Vancouver, British Columbia
November 15, 2017

Women and girls are disproportionately affected by violent conflict. At the hands of armed groups and terrorists, women and girls are often subjected to rape, sexual slavery, forced prostitution and other forms of sexual violence. Survivors are left to deal with a lifetime of severe stigmatization, may be shunned by family and community members, and may face reprisals.

Women also play a critical role in defending human rights and negotiating peace. They bring different perspectives and priorities into conflict-prevention, resolution and peacebuilding processes. For example, when women are involved in peace talks, they broaden the discussion beyond the interests of the warring parties, and advocate for a more equitable peace. Yet women are rarely empowered to prevent, manage, and end conflict.

The women, peace, and security agenda – as outlined through various United Nations (UN) Security Council resolutions – calls for the international community to promote the meaningful participation of women in all peace and security efforts. The agenda calls for the full respect of the human rights of women and girls, the prevention of sexual and gender-based violence in conflict, the realization of gender equality and the integration of gender perspectives into all peace and security activities. To date, 69 countries have established national action plans on women, peace and security.

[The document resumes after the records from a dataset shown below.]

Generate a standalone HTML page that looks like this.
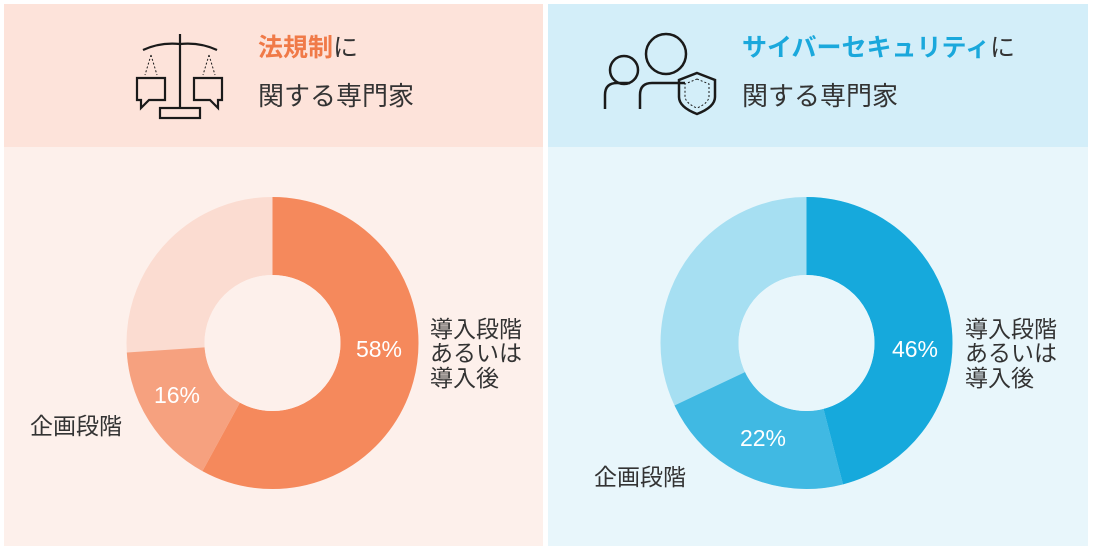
<!DOCTYPE html>
<html><head><meta charset="utf-8"><style>
body{margin:0;width:1096px;height:550px;background:#fff;font-family:"Liberation Sans","Noto Sans CJK JP",sans-serif;overflow:hidden}
</style></head><body>
<svg width="1096" height="550" viewBox="0 0 1096 550" xmlns="http://www.w3.org/2000/svg" style="font-family:'Liberation Sans','Noto Sans CJK JP',sans-serif">
<rect x="4" y="4" width="539" height="143" fill="#fde3da"/>
<rect x="4" y="147" width="539" height="399" fill="#fdf0eb"/>
<rect x="548" y="4" width="540" height="143" fill="#d3eef9"/>
<rect x="548" y="147" width="540" height="399" fill="#e8f6fb"/>
<g fill="none" stroke="#1a1a1a" stroke-width="2.2">
<line x1="180" y1="34" x2="180" y2="108"/>
<path d="M143 50 Q160 42 180 44 Q200 42 217 50"/>
<rect x="160" y="108" width="40" height="10"/>
<path d="M137 78 h28 v22 h-16 l-8 8 v-8 h-4 z"/>
<path d="M194 78 h28 v22 h-4 v8 l-8 -8 h-16 z"/>
<path d="M151 55 l-6 20 M151 55 l6 20 M209 55 l-6 20 M209 55 l6 20" stroke-width="1" stroke-dasharray="2 2"/>
</g>
<text x="258" y="56" font-size="25" font-weight="bold" fill="#f07a48">法規制<tspan fill="#333" font-weight="normal">に</tspan></text>
<text x="258" y="105" font-size="26" fill="#333">関する専門家</text>
<g fill="none" stroke="#1a1a1a" stroke-width="2.5">
<circle cx="624" cy="70" r="14"/>
<path d="M605 109 v-14 q0-12 12-12 h13"/>
<circle cx="666" cy="54" r="20"/>
<path d="M640 109 v-14 q0-12 12-12 h33"/>
<path d="M697 73 l18 7 v17 q0 10-18 17 q-18-7-18-17 v-17 z"/>
<path d="M697 79 l12 5 v12 q0 7-12 12 q-12-5-12-12 v-12 z" stroke-width="1" stroke-dasharray="2 2"/>
</g>
<text x="742" y="56" font-size="25" font-weight="bold" fill="#1aa8dc">サイバーセキュリティ<tspan fill="#333" font-weight="normal">に</tspan></text>
<text x="742" y="105" font-size="26" fill="#333">関する専門家</text>
<g transform="translate(272.5,343)">
<circle r="107" fill="none" stroke="#fbdcd1" stroke-width="78"/>
<circle r="107" fill="none" stroke="#f5895c" stroke-width="78" pathLength="100" stroke-dasharray="58 100" transform="rotate(-90)"/>
<circle r="107" fill="none" stroke="#f6a17f" stroke-width="78" pathLength="100" stroke-dasharray="16 100" stroke-dashoffset="-58" transform="rotate(-90)"/>
<circle r="68" fill="#fdf0eb"/>
</g>
<text x="379" y="357" font-size="23" fill="#fff" text-anchor="middle">58%</text>
<text x="177" y="403" font-size="23" fill="#fff" text-anchor="middle">16%</text>
<text x="30" y="434" font-size="23" fill="#333">企画段階</text>
<text font-size="23" fill="#333"><tspan x="430" y="337">導入段階</tspan><tspan x="430" y="361">あるいは</tspan><tspan x="430" y="386">導入後</tspan></text>
<g transform="translate(806.5,343)">
<circle r="107" fill="none" stroke="#a6dff2" stroke-width="78"/>
<circle r="107" fill="none" stroke="#16a9dc" stroke-width="78" pathLength="100" stroke-dasharray="46 100" transform="rotate(-90)"/>
<circle r="107" fill="none" stroke="#40b9e3" stroke-width="78" pathLength="100" stroke-dasharray="22 100" stroke-dashoffset="-46" transform="rotate(-90)"/>
<circle r="68" fill="#e8f6fb"/>
</g>
<text x="915" y="357" font-size="23" fill="#fff" text-anchor="middle">46%</text>
<text x="763" y="446" font-size="23" fill="#fff" text-anchor="middle">22%</text>
<text x="594" y="485" font-size="23" fill="#333">企画段階</text>
<text font-size="23" fill="#333"><tspan x="965" y="337">導入段階</tspan><tspan x="965" y="361">あるいは</tspan><tspan x="965" y="386">導入後</tspan></text>
</svg>
</body></html>
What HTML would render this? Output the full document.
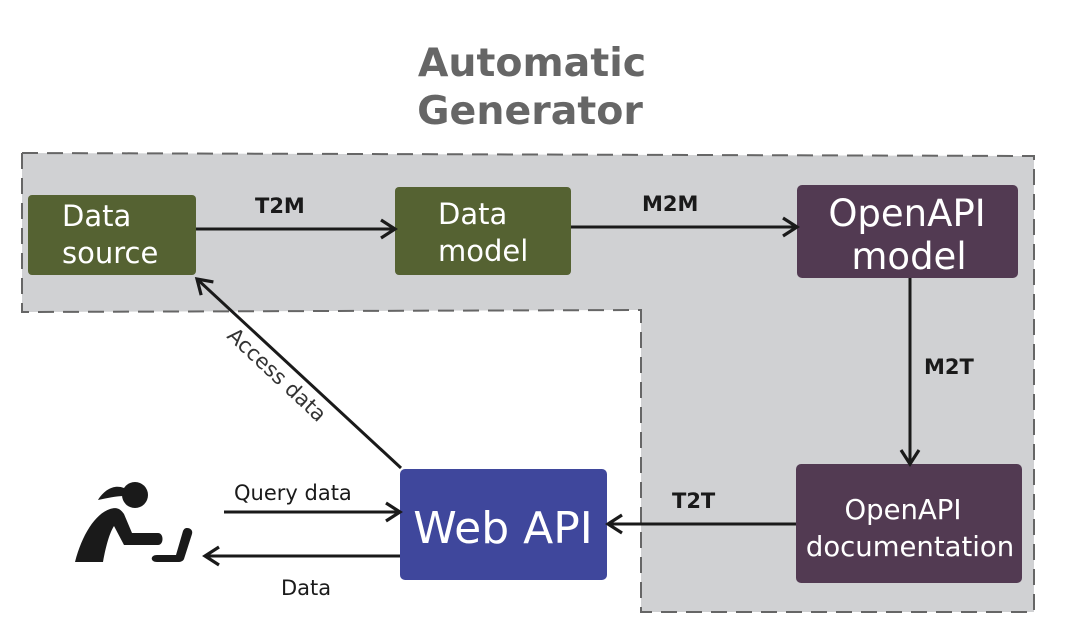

Canada’s National Action Plan on Women, Peace and Security

Canada recognizes that achieving sustainable peace requires the full involvement of women and girls in the prevention and resolution of conflict. Their active participation presents unique and pivotal opportunities to promote gender-equal and peaceful societies.

Canada launched its first National Action Plan in 2010, for the period of 2011 to 2016, and tabled five annual progress reports in Parliament.

We have now launched our second National Action Plan on Women, Peace and Security – for the period of 2017 to 2022. It is more inclusive, transparent, and ambitious than the first – with a strengthened focus on gender equality, government partnership, and strengthened cooperation with civil society. The Action Plan is a key component of Canada’s feminist foreign policy, which includes the Feminist International Assistance Policy and Canada’s Defence Policy: Strong, Secure, Engaged.

Canada is proud to lead on the implementation of the Women, Peace and Security agenda, and recently announced an initial $17 million in funding for new projects to support it. We will advance this agenda through international assistance programming, diplomacy and our participation in peace operations and other peace and stabilization efforts, including through the UN, NATO, G7, the Commonwealth, La Francophonie, and with the International Committee of the Red Cross.

The renewed Action Plan builds on accomplishments and efforts under the previous Plan, many of which are still underway. In January 2016, Canada took up the chair of Colombia’s International Cooperation Gender Coordination Group (Mesa de Género) and included peace implementation as one of the priority areas. In November 2016, Canada also announced a $1.5-million contribution to the Women’s Peace and Humanitarian Fund, a financing mechanism aimed at enhancing women’s participation in peace and security.

Canada has also been a strong advocate of a gender-based approach to security-sector reform. We supported the Haitian National Police through training and professional development initiatives for senior officers, which integrated gender considerations, including training on sexual and gender-based violence. In Ukraine, Canada has trained police teams to respond better to gender-based violence and ensured that Ukrainian policewomen in particular have access to Canadian training on modern policing techniques. Canadian police in Iraq deliver training courses on community-based policing to enable Iraqi police officers to engage all segments of the communities they serve, including women and children.

In addition, to help end impunity and support survivors of sexual and gender-based violence, Canada provided a $3-million grant, for 2015 to 2018, to the Office of the Special Representative of the Secretary-General for Sexual Violence in Conflict. The Office conducts missions to North Africa and the Middle East to engage with national authorities and armed groups, raise awareness, address challenges associated with conflict-related sexual violence, and help fight against impunity. Canada also deploys police investigators to international tribunals to combat impunity for sexual and gender-based violence, most recently to the Extraordinary Chambers in the Courts of Cambodia (commonly known as the Khmer Rouge Tribunal) from 2015 to 2017.